Leave out the pictures and retype only the lines from the opening line to the line that holds "(210,162) -- (230,162);", both ends included.

● Stored data:
------------------------

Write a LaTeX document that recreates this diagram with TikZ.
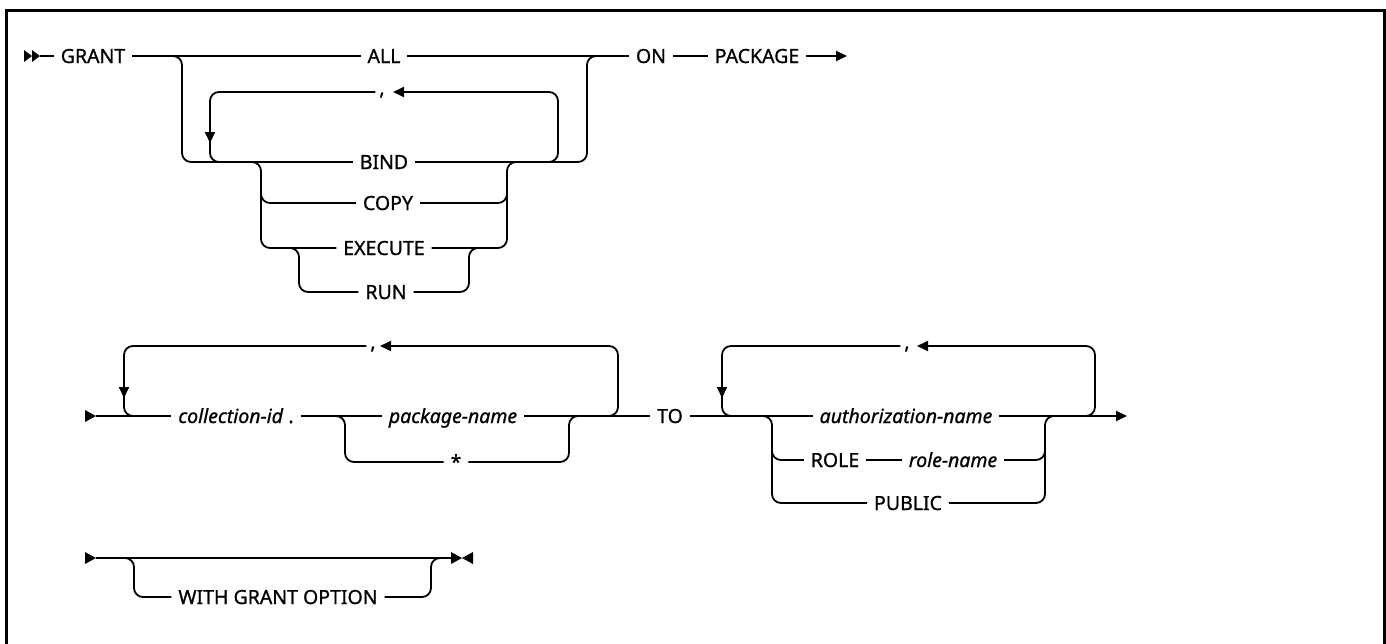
\documentclass[tikz,border=0pt]{standalone}
\usepackage{fontspec}
\setmainfont{Noto Sans}[UprightFeatures={FakeBold=0.9},ItalicFeatures={FakeBold=0.9}]
\usetikzlibrary{arrows.meta}
\begin{document}
\begin{tikzpicture}[x=1pt,y=-1pt,
  rail/.style={line width=1.8pt, rounded corners=9pt},
  txt/.style={font=\fontsize{19.5}{23}\selectfont, inner xsep=7pt, inner ysep=0pt, text height=14pt, text depth=0pt, outer sep=0pt},
  itx/.style={txt, font=\fontsize{19.5}{23}\selectfont\itshape},
  commanode/.style={txt, inner xsep=4pt},
  arrowtip/.style={-{Triangle[length=11pt,width=10pt]}},
  trifill/.style={fill=black},
]
\useasboundingbox (0,0) rectangle (1386,643);
\begin{scope}
\clip (0,0) rectangle (1386,643);
\draw[line width=3pt] (6,660) -- (6,10) -- (1384,10) -- (1384,660);
\end{scope}

% ---------- Row 1 ----------
\coordinate (s1) at (40,56);
\fill[trifill] (24,50) -- (32,56) -- (24,62) -- cycle;
\fill[trifill] (32,50) -- (40,56) -- (32,62) -- cycle;
\node[txt] (grant) at (93,56) {GRANT};
\node[txt] (all) at (384,56) {ALL};
\node[txt] (on) at (651,56) {ON};
\node[txt] (package) at (757,56) {PACKAGE};
\node[txt] (bind) at (384,162) {BIND};
\node[txt] (copy) at (388,203) {COPY};
\node[txt] (execute) at (384,248) {EXECUTE};
\node[txt] (run) at (386,292) {RUN};
\node[commanode] (comma1) at (382,88) {,};
\coordinate (e1) at (847,56);
\coordinate (c1tip) at (393,92);

\draw[rail] (s1) -- (grant.west);
\draw[rail] (grant.east) -- (all.west);
\draw[rail] (all.east) -- (on.west);
\draw[rail] (on.east) -- (package.west);
\draw[rail,arrowtip] (package.east) -- (e1);

\draw[rail] (168,56) -- (182,56) -- (182,162) -- (bind.west);
\draw[rail] (bind.east) -- (587,162) -- (587,56) -- (601,56);
\draw[rail,arrowtip] (540,162) -- (558,162) -- (558,92) -- (c1tip);
\draw[rail,arrowtip] (comma1.west |- 0,92) -- (210,92) -- (210,143);
\draw[rail] (210,140) -- (210,162) -- (230,162);

\draw[rail] (250,162) -- (261,162) -- (261,248) -- (execute.west);
\draw[rail] (261,190) -- (261,203) -- (copy.west);
\draw[rail] (copy.east) -- (507,203) -- (507,190);
\draw[rail] (execute.east) -- (507,248) -- (507,162) -- (520,162);
\draw[rail] (288,248) -- (299,248) -- (299,292) -- (run.west);
\draw[rail] (run.east) -- (469,292) -- (469,248) -- (480,248);

% ---------- Row 2 ----------
\coordinate (s2) at (96,416);
\fill[trifill] (85,410) -- (96,416) -- (85,422) -- cycle;
\node[txt] (coll) at (236,416) {\textit{collection-id} .};
\node[itx] (pkg) at (453,416) {package-name};
\node[txt] (star) at (456,462) {*};
\node[commanode] (comma2) at (373,342) {,};
\node[txt] (to) at (670,416) {TO};
\node[itx] (auth) at (906,416) {authorization-name};
\node[txt] (role) at (835,460) {ROLE};
\node[itx] (rolename) at (953,460) {role-name};
\node[txt] (public) at (908,503) {PUBLIC};
\node[commanode] (comma3) at (907,342) {,};
\coordinate (c2tip) at (380,346);
\coordinate (c3tip) at (917,346);
\coordinate (e2) at (1127,416);

\draw[rail] (s2) -- (coll.west);
\draw[rail] (coll.east) -- (pkg.west);
\draw[rail] (334,416) -- (345,416) -- (345,462) -- (star.west);
\draw[rail] (star.east) -- (569,462) -- (569,416) -- (580,416);
\draw[rail] (pkg.east) -- (to.west);
\draw[rail,arrowtip] (600,416) -- (618,416) -- (618,346) -- (c2tip);
\draw[rail,arrowtip] (comma2.west |- 0,346) -- (124,346) -- (124,398);
\draw[rail] (124,394) -- (124,416) -- (143,416);

\draw[rail] (to.east) -- (auth.west);
\draw[rail] (762,416) -- (772,416) -- (772,503) -- (public.west);
\draw[rail] (772,448) -- (772,460) -- (role.west);
\draw[rail] (role.east) -- (rolename.west);
\draw[rail] (rolename.east) -- (1045,460) -- (1045,448);
\draw[rail] (public.east) -- (1045,503) -- (1045,416) -- (1056,416);
\draw[rail,arrowtip] (auth.east) -- (e2);
\draw[rail,arrowtip] (1078,416) -- (1095,416) -- (1095,346) -- (c3tip);
\draw[rail,arrowtip] (comma3.west |- 0,346) -- (722,346) -- (722,398);
\draw[rail] (722,394) -- (722,416) -- (740,416);

% ---------- Row 3 ----------
\coordinate (s3) at (96,558);
\coordinate (e3) at (451,558);
\fill[trifill] (85,552) -- (96,558) -- (85,564) -- cycle;
\node[txt] (wgo) at (278,597) {WITH GRANT OPTION};
\draw[rail] (s3) -- (e3);
\draw[rail] (124,558) -- (134,558) -- (134,597) -- (wgo.west);
\draw[rail] (wgo.east) -- (431,597) -- (431,558) -- (442,558);
\fill[trifill] (451,552) -- (462,558) -- (451,564) -- cycle;
\fill[trifill] (473,552) -- (462,558) -- (473,564) -- cycle;
\end{tikzpicture}
\end{document}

------------------------

● Written reply:
Write a LaTeX document that recreates this diagram with TikZ.
\documentclass[tikz,border=0pt]{standalone}
\usepackage{fontspec}
\setmainfont{Noto Sans}[UprightFeatures={FakeBold=0.9},ItalicFeatures={FakeBold=0.9}]
\usetikzlibrary{arrows.meta}
\begin{document}
\begin{tikzpicture}[x=1pt,y=-1pt,
  rail/.style={line width=1.8pt, rounded corners=9pt},
  txt/.style={font=\fontsize{19.5}{23}\selectfont, inner xsep=7pt, inner ysep=0pt, text height=14pt, text depth=0pt, outer sep=0pt},
  itx/.style={txt, font=\fontsize{19.5}{23}\selectfont\itshape},
  commanode/.style={txt, inner xsep=4pt},
  arrowtip/.style={-{Triangle[length=11pt,width=10pt]}},
  trifill/.style={fill=black},
]
\useasboundingbox (0,0) rectangle (1386,643);
\begin{scope}
\clip (0,0) rectangle (1386,643);
\draw[line width=3pt] (6,660) -- (6,10) -- (1384,10) -- (1384,660);
\end{scope}

% ---------- Row 1 ----------
\coordinate (s1) at (40,56);
\fill[trifill] (24,50) -- (32,56) -- (24,62) -- cycle;
\fill[trifill] (32,50) -- (40,56) -- (32,62) -- cycle;
\node[txt] (grant) at (93,56) {GRANT};
\node[txt] (all) at (384,56) {ALL};
\node[txt] (on) at (651,56) {ON};
\node[txt] (package) at (757,56) {PACKAGE};
\node[txt] (bind) at (384,162) {BIND};
\node[txt] (copy) at (388,203) {COPY};
\node[txt] (execute) at (384,248) {EXECUTE};
\node[txt] (run) at (386,292) {RUN};
\node[commanode] (comma1) at (382,88) {,};
\coordinate (e1) at (847,56);
\coordinate (c1tip) at (393,92);

\draw[rail] (s1) -- (grant.west);
\draw[rail] (grant.east) -- (all.west);
\draw[rail] (all.east) -- (on.west);
\draw[rail] (on.east) -- (package.west);
\draw[rail,arrowtip] (package.east) -- (e1);

\draw[rail] (168,56) -- (182,56) -- (182,162) -- (bind.west);
\draw[rail] (bind.east) -- (587,162) -- (587,56) -- (601,56);
\draw[rail,arrowtip] (540,162) -- (558,162) -- (558,92) -- (c1tip);
\draw[rail,arrowtip] (comma1.west |- 0,92) -- (210,92) -- (210,143);
\draw[rail] (210,140) -- (210,162) -- (230,162);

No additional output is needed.